## begin INPUT RECORDS
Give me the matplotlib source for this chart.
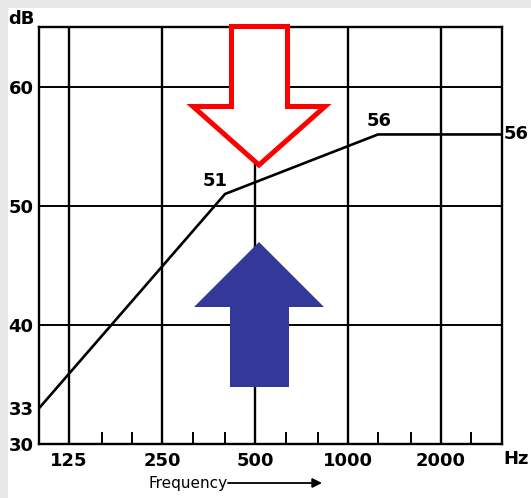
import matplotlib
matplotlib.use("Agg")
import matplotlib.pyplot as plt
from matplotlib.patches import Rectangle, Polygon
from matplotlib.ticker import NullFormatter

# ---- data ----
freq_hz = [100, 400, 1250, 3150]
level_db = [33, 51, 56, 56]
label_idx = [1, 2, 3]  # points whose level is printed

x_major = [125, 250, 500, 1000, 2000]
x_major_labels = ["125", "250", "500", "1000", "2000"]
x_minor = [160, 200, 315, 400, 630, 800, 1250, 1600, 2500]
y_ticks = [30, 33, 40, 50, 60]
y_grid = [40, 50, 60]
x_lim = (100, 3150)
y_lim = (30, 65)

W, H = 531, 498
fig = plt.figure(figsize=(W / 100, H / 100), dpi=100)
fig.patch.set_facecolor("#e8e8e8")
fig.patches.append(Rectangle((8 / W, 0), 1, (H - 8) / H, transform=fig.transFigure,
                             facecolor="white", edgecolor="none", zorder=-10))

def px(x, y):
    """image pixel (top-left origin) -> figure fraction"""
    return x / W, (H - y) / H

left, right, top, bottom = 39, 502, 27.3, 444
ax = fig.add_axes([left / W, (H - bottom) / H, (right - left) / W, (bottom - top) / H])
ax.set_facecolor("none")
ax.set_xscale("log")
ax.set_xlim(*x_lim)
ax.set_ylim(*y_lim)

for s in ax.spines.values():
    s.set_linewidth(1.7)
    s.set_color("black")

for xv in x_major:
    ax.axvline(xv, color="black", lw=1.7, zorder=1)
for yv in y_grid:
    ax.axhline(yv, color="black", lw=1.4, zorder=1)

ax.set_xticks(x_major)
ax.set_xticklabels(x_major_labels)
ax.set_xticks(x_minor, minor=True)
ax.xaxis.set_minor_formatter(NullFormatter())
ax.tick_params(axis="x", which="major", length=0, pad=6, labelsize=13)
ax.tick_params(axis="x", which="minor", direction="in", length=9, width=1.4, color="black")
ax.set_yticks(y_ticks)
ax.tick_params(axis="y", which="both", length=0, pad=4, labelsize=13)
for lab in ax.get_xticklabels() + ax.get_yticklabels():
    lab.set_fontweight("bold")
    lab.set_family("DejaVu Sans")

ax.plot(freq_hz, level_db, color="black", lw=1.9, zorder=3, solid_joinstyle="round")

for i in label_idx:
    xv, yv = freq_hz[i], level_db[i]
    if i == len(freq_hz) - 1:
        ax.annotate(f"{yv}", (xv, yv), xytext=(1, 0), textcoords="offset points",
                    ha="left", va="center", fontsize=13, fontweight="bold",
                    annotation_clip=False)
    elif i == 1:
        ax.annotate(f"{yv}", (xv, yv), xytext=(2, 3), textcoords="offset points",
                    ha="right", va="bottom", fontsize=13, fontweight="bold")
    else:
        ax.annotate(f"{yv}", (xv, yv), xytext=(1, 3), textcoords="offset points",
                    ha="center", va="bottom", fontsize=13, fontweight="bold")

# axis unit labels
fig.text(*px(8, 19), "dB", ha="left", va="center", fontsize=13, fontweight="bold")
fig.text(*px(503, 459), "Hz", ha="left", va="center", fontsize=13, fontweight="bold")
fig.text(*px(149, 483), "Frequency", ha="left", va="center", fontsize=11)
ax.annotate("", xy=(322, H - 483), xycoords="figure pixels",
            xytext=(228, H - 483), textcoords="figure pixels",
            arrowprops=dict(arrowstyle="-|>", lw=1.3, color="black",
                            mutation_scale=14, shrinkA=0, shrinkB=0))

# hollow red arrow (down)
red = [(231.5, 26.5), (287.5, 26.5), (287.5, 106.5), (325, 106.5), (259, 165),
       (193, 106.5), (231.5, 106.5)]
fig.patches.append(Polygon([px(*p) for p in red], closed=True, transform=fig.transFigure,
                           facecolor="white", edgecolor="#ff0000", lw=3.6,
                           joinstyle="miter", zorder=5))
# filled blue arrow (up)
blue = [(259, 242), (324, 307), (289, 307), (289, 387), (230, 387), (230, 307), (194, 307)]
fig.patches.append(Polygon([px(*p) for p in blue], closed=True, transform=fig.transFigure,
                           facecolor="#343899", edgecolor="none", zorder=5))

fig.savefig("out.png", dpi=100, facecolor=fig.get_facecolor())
## end INPUT RECORDS
## begin INPUT RECORDS
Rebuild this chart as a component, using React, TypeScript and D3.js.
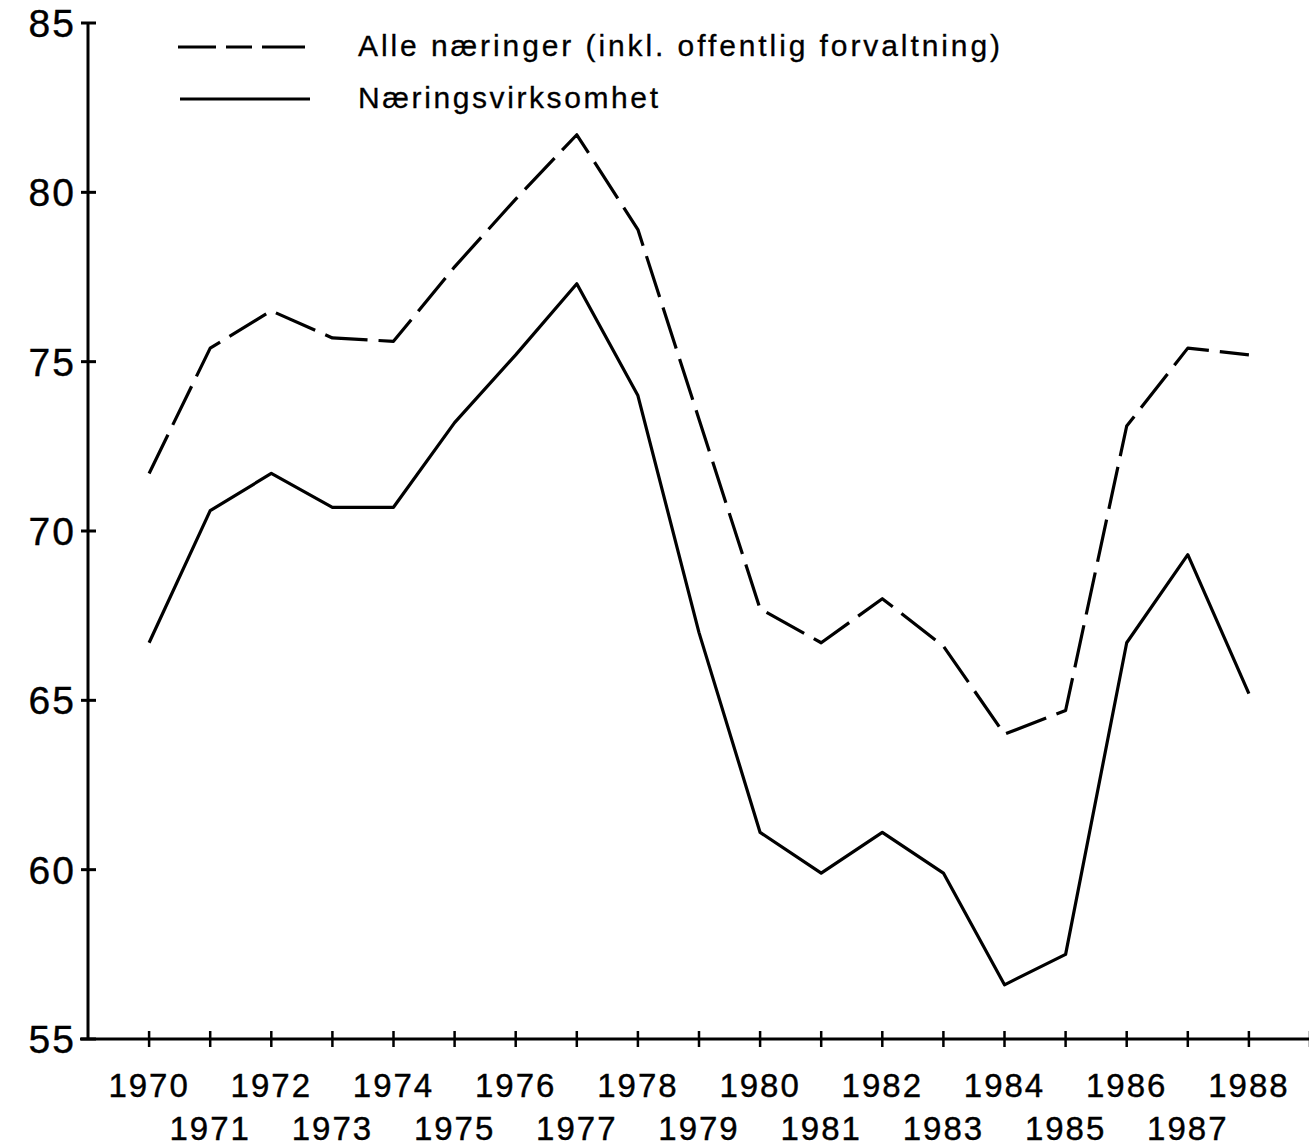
## end INPUT RECORDS
TASK DESCRIPTION:
Search the records for the word "matplotlib" and copy every line where it occurs.

EXERCISE RESULT:
Give me the matplotlib source for this chart.
import matplotlib
matplotlib.use("Agg")
import matplotlib.pyplot as plt
from matplotlib.patches import Rectangle, Polygon
from matplotlib.ticker import NullFormatter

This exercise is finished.